Different types of constraints produce residuals with different units and magnitudes. For example:

  • A distance constraint produces a residual in length units (e.g., millimeters). An error of 10.0 could be significant or minor depending on the part's scale.
  • An angle constraint produces a residual in radians. The error is naturally bounded (e.g., $[-\pi, +\pi]$), and a value of 0.1 is a chunky deviation (~5.7 degrees).
  • A coincidence constraint is a distance constraint where the target is zero in both X and Y.

This could cause the solver to ~prioritise the wrong thing, trying to chase down a length error ahead of an angle error that might actually be more significant in the user's use case.
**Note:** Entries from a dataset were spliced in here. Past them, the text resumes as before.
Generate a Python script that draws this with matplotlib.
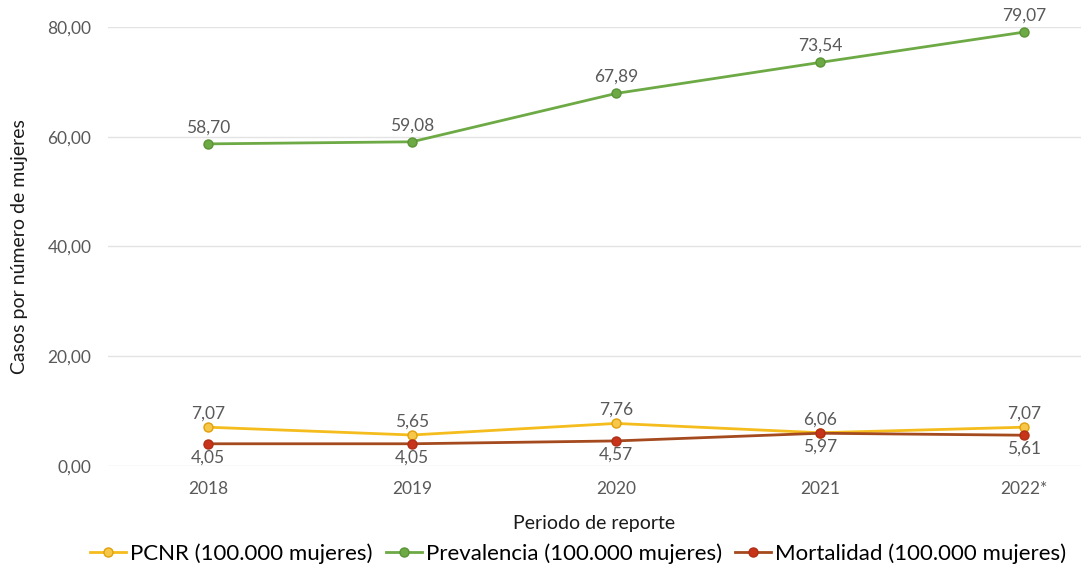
import matplotlib
matplotlib.use("Agg")
from matplotlib import pyplot as plt

plt.rcParams['font.family'] = ['Lato', 'DejaVu Sans']

years = ['2018', '2019', '2020', '2021', '2022*']
pcnr = [7.07, 5.65, 7.76, 6.06, 7.07]
prevalencia = [58.70, 59.08, 67.89, 73.54, 79.07]
mortalidad = [4.05, 4.05, 4.57, 5.97, 5.61]


def fmt(v):
    return ('%.2f' % v).replace('.', ',')


fig = plt.figure(figsize=(10.81, 5.65), dpi=100)
ax = fig.add_axes([108 / 1081, 1 - 466 / 565, 1 - 108 / 1081, (466 - 27) / 565])

x = list(range(len(years)))

ax.plot(x, pcnr, color='#F4BC1C', lw=2, marker='o', ms=6.5,
        mfc='#F7C74A', mec='#E0A10A', mew=1, label='PCNR (100.000 mujeres)', zorder=3)
ax.plot(x, prevalencia, color='#6DAA45', lw=2, marker='o', ms=6.5,
        mfc='#6DAA45', mec='#5A9436', mew=1, label='Prevalencia (100.000 mujeres)', zorder=3)
ax.plot(x, mortalidad, color='#A44A1E', lw=2, marker='o', ms=6.5,
        mfc='#C8341A', mec='#B02E16', mew=1, label='Mortalidad (100.000 mujeres)', zorder=4)

lab_col = '#595959'
for i in x:
    ax.annotate(fmt(prevalencia[i]), (i, prevalencia[i]), xytext=(0, 6),
                textcoords='offset points', ha='center', va='bottom',
                fontsize=12.5, color=lab_col)
    ax.annotate(fmt(pcnr[i]), (i, pcnr[i]), xytext=(0, 4),
                textcoords='offset points', ha='center', va='bottom',
                fontsize=12.5, color=lab_col)
    ax.annotate(fmt(mortalidad[i]), (i, mortalidad[i]), xytext=(0, -4),
                textcoords='offset points', ha='center', va='top',
                fontsize=12.5, color=lab_col)

ax.set_ylim(0, 80)
ax.set_xlim(-100 / 204, (1081 - 208) / 204)
ax.set_yticks([0, 20, 40, 60, 80])
ax.set_yticklabels([fmt(v) for v in [0, 20, 40, 60, 80]])
ax.set_xticks(x)
ax.set_xticklabels(years)
ax.tick_params(axis='both', length=0, labelsize=12.5, labelcolor=lab_col)
ax.tick_params(axis='x', pad=11)
ax.tick_params(axis='y', pad=12)
ax.grid(True, axis='y', color='#E3E3E3', lw=1)
ax.set_axisbelow(True)
for s in ax.spines.values():
    s.set_visible(False)

ax.set_xlabel('Periodo de reporte', fontsize=14, color='#1a1a1a', labelpad=13)
ax.set_ylabel('Casos por número de mujeres', fontsize=14, color='#1a1a1a', labelpad=14)

fig.legend(loc='lower center', bbox_to_anchor=(0.535, -0.034), ncol=3, frameon=False,
           fontsize=16, handlelength=1.6, handletextpad=0.2, columnspacing=0.6)

fig.savefig('out.png', dpi=100, facecolor='white')
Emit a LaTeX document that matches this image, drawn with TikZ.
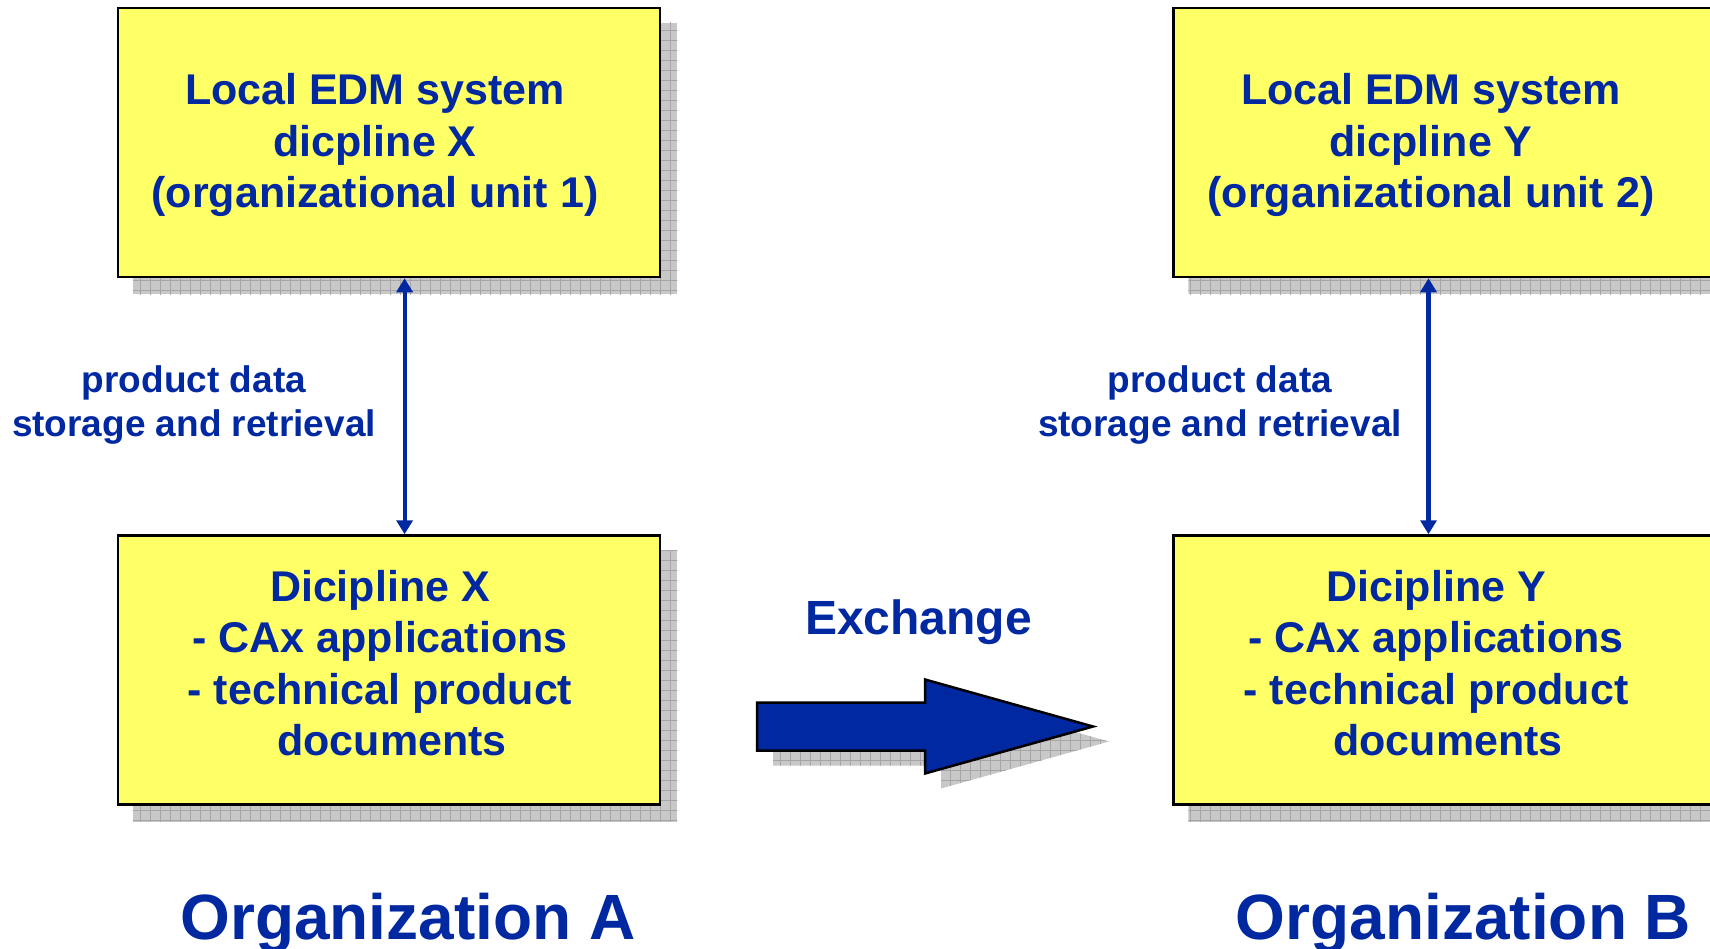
\documentclass[tikz,border=0pt]{standalone}
\usepackage{fontspec}
\setmainfont{Liberation Sans}
\usetikzlibrary{arrows.meta,backgrounds}
\definecolor{eblue}{RGB}{0,40,160}
\definecolor{boxy}{RGB}{255,255,102}
\definecolor{shc}{RGB}{200,200,200}
\definecolor{grc}{RGB}{165,165,165}
\newcommand\gshadow[1]{\begin{scope}\clip #1; \fill[shc] #1; \draw[grc,line width=0.8pt,step=10pt] (0,0) grid (1710,948); \end{scope}}
\begin{document}
\begin{tikzpicture}[x=1pt,y=-1pt,
  box/.style={draw=black, line width=2.5pt, fill=boxy, minimum width=542pt, minimum height=269pt, inner sep=0pt},
  boxtext/.style={text=eblue, align=center, font=\fontsize{43}{51.5}\selectfont\bfseries, inner sep=0pt},
  lbl/.style={text=eblue, align=center, font=\fontsize{37}{44}\selectfont\bfseries, inner sep=0pt},
  exch/.style={text=eblue, font=\fontsize{48}{56}\selectfont\bfseries, inner sep=0pt, anchor=base},
  org/.style={text=eblue, font=\fontsize{64}{72}\selectfont\bfseries, inner sep=0pt, anchor=base},
  varrow/.style={draw=eblue, line width=4.2pt, {Triangle[width=16pt,length=14pt]}-{Triangle[width=16pt,length=14pt]}},
  bigarrow/.style={draw=black, line width=2.5pt, fill=eblue, line join=miter},
]
\useasboundingbox (0,0) rectangle (1710,948);
\clip (0,0) rectangle (1710,948);

% boxes
\node[box] (locX) at (389,142.5) {};
\node[box] (discX) at (389,670) {};
\node[box] (locY) at (1444.5,142.5) {};
\node[box] (discY) at (1444.5,670) {};

% shadows
\begin{scope}[on background layer]
\foreach \n in {locX,discX,locY,discY}{
  \gshadow{([shift={(16,16)}]\n.north west) rectangle ([shift={(16,16)}]\n.south east)}
}
\gshadow{(773,718.5) -- (941,718.5) -- (941,694.5) -- (1109,741.5) -- (941,788.5) -- (941,765.5) -- (773,765.5) -- cycle}
\end{scope}

% box texts
\node[boxtext] (tLocX) at (375,145) {Local EDM system\\dicpline X\\(organizational unit 1)};
\node[boxtext] (tDiscX) at (380,663) {Dicipline X\\- CAx applications\\- technical product\\\hspace*{24pt}documents};
\node[boxtext] (tLocY) at (1431,145) {Local EDM system\\dicpline Y\\(organizational unit 2)};
\node[boxtext] (tDiscY) at (1436,663) {Dicipline Y\\- CAx applications\\- technical product\\\hspace*{24pt}documents};

% vertical arrows
\draw[varrow] ([xshift=15.6pt]locX.south) -- ([xshift=15.6pt]discX.north);
\draw[varrow] ([xshift=-16pt]locY.south) -- ([xshift=-16pt]discY.north);

% labels
\node[lbl] (lblX) at (194,405.5) {product data\\storage and retrieval};
\node[lbl] (lblY) at (1220,405.5) {product data\\storage and retrieval};

% exchange arrow
\path[bigarrow] (757,702.5) -- (925,702.5) -- (925,679.5) -- (1093,726.5) -- (925,773.5) -- (925,750.5) -- (757,750.5) -- cycle;
\node[exch] (exch) at (918.5,634) {Exchange};

% organizations
\node[org] (orgA) at (408,939) {Organization A};
\node[org] (orgB) at (1463.5,939) {Organization B};
\end{tikzpicture}
\end{document}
It's not yet clear me if we should be scaling angles or lengths or both. Radians are a nice dimensionless unit, but I guess most constraints will relate to lengths. Some ideas are:

  • We could try something like normalising length errors - 'how big is this residual on line length relative to the length of the line itself' - but that will be bad when we want to set the distance between things.
    • We could use a 'characteristic length', as is pretty common in fluid problems and so on. This could allow you to say that if you're drawing a ship, you don't care much about a hundred microns of error, but if you're drawing a piston, you very much do care about 100 microns of error.
  • The sketchflat paper reports some fudge factor applied to angles only, and the units in use there are microns and radians.

I also like the idea of associating an acceptable solve tolerance with different units of measure, but unclear how to bake that idea into a weighting of residuals such that the solver sees each with the same importance we do. Perhaps we could just scale the residual directly by our tolerance, e.g.:

tol_length = 0.001 # 1 micron
tol_angle = 0.0001 # 0.005°

Then you'd scale a length residual like r_scaled = r / tol_length and an angle residual like r_scaled = r / tol_angle.

As with my other braindump tickets, I'll try and build something in numpy land and see what works.